Abortion is also usually discussed in the context of the Supreme Court case, Roe v. Wade.

“There’s such a focus on Roe v Wade, and I think the problem is the state of reproductive rights has become too much, in the general public’s mind, of whether Roe v. Wade is a thing,” Poor said. “[The focus] isn’t all of the restrictions that are getting passed continuously against reproductive rights.”

Sunrise Movement is the only one of these issues-based campaigns to have officially endorsed a candidate. Earlier this year the organization endorsed Sen. Bernie Sanders (I-VT) . However, while they have made this political stand, the organization is still committed to working for the Green New Deal and resisting the climate crisis.

Juan David Garrido ’20 is the outreach lead for the Sunrise Movement Twin Cities Chapter. He emphasized how Sunrise Movement’s endorsement of Sen. Sanders means that their work in the primary has expanded to include campaigning for Sen. Sanders and the environmental values he represents, but, the issues are still at the front and center.

“If [Sen. Sanders] gets elected, that’s great,” Garrido said. “But we are still going to be protesting because that is the reality of the political system right now. People have to force their representatives to do things.”

Still, Sunrise Movement isn’t sure what their campaigning will look like come the general election in November.

“As for the actual voting day in November comes up — I’m not sure if we are going to support the Democratic candidate if it’s not [Sen. Sanders],” Garrido said. “We are going to be canvassing for the Green New Deal for sure, regardless of who gets elected.”

The biggest challenge these organizations and students face is informing people about their issues and their causes, and, for some campaigns, getting their issue to be recognized in popular media.

JVP faces this challenge because Palestinian rights generally sits on the peripheral of election rhetoric.

“I think the biggest thing we are fighting is ignorance,” Touqan said. “With regards to that, I think it really affects what’s going on because if you’re ignorant about an issue, you’re only seeing what every news station is putting out. You have so-called progressive people — progressive except for Palestine.”

Sunrise Movement assumes that the people they talk to believe in climate change, which means they spend more of their time swaying people who already believe in climate change to support the Green New Deal and their other policy initiatives than convincing climate deniers to believe in climate change.

“Sunrise [Movement] operates on the assumption that climate change is real, and to have the conversation that climate change is not real is a waste of time and energy that could be spent moving those people that already know that climate change is real — moving them more left and polarizing them a little bit more to bring them to our side,” Garrido explained.

While all of these organizations have specific goals because it is a presidential election year, they all understand the value of issue-based campaigns as sustained movements that can work to change political policy.

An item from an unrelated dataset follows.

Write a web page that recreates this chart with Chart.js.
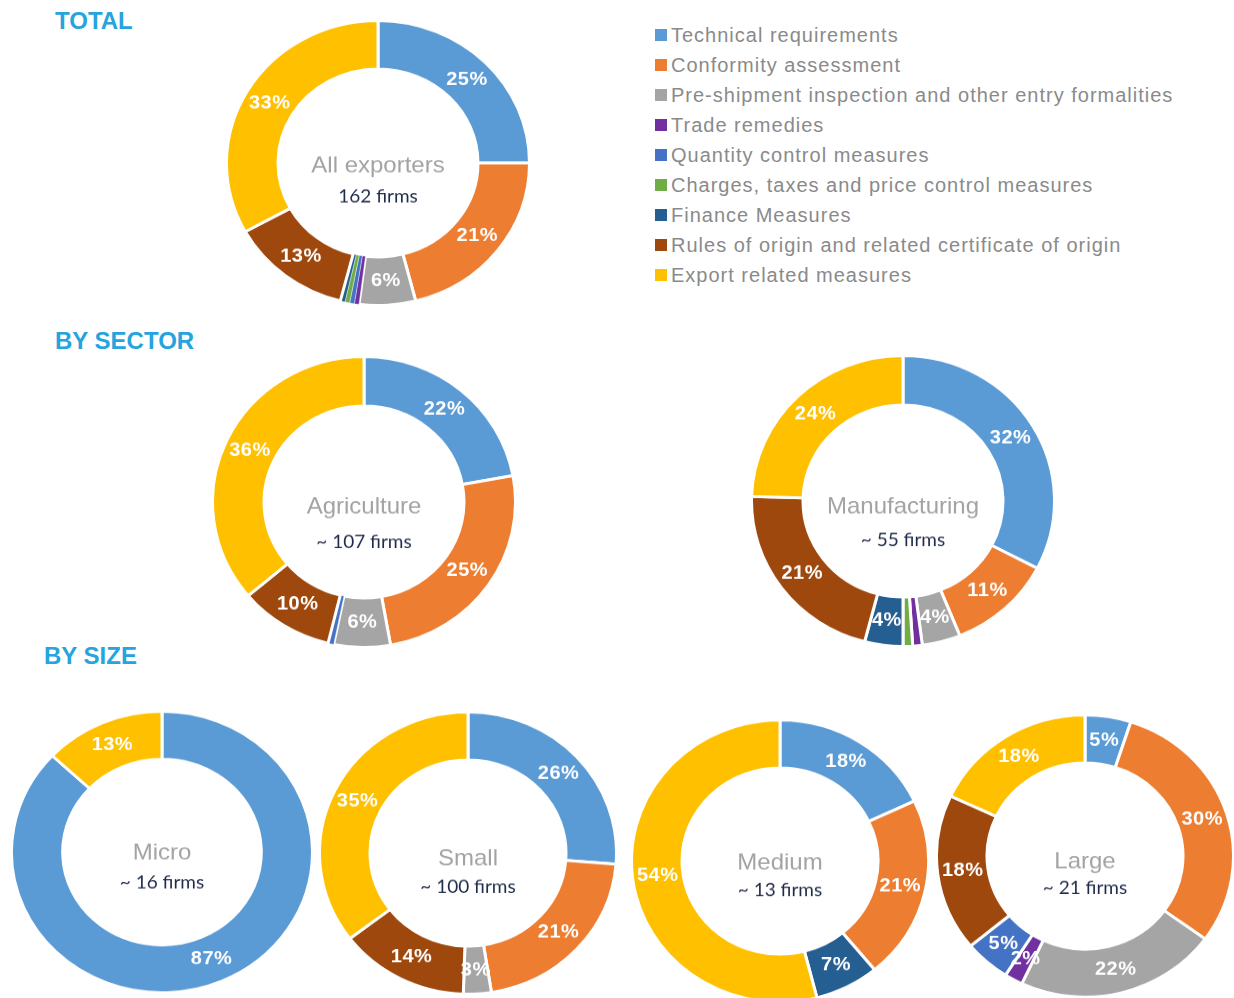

For Garrido, issue-based campaigns are more impactful than working directly for one candidate because these campaigns can reflect your personal values more closely.

“If you choose one [candidate], you’re working for what that candidate says, not what you say,” Garrido said. “I believe that working for these broader campaigns can reflect your values more… So I support something that kind of takes a step back — that is a little bit deeper.”

Poor mirrored Garrido’s sentiment.

“I, personally, think issue-based is more impactful because I am not acting as an individual — I am a part of an organization that has a whole network of people committed to the issue,” Poor said. “I think that is more effective than being a single voice within a campaign.”

One of the most distinctive aspects of issue-based campaigns is that they don’t stop when the election is over. Students and organizations continue to resist, no matter who is elected to office. Sackner-Bernstein appreciates this longevity and the wide variety of issues people can choose to engage with.

“I think that the way we are going to find freedom and justice and equality for all is through all of the different activists and organizations,” she said. “The benefit of going and doing an issue-based campaign… is that they can continue after the election cycle and hopefully make a lasting impact on the actual laws.”

The lasting impact of issue-based campaigns beyond 2020, or any election, can be concretely recognized by how much people are talking about it. While that’s not everything, Jarka-Sellers attributes the rise in people talking about climate change to activism.

“People are talking more about climate change now than they were four or five years ago, and I think that’s due in no small part to all of the activism that people have been doing,” he said.

Breen’s experience with MN350’s everlasting work and sustained community has meant she has been able to put in work on a variety of their campaigns and continue to be energized by the different forms the organization takes.

“There’s not a deadline [for MN350] in the sense that we are here to enact climate justice and, we know we will be doing that until…,” Breen said. “Within that, there are life cycles that happen within the movement. Overall, having this sustained movement has been really beneficial for me.”

Apart from specific work towards 2020 or these campaigns’ lifelong work to solve societal-wide issues, they bring to light the problems at the core of our society. In the 2020 election, these campaigns will give voices to voters and show the candidates what is important to the people.

“Real change is built by people in grassroots movements,” Touqan said. “Authority is not going to save us, we need a collective.”

“A lot of times people are trying to find all of the answers first and then take action based on those answers,” Garrido said. “We do have some base-level values and beliefs, and that should be enough to take action and engage with something. It doesn’t matter what you engage with, just engage.”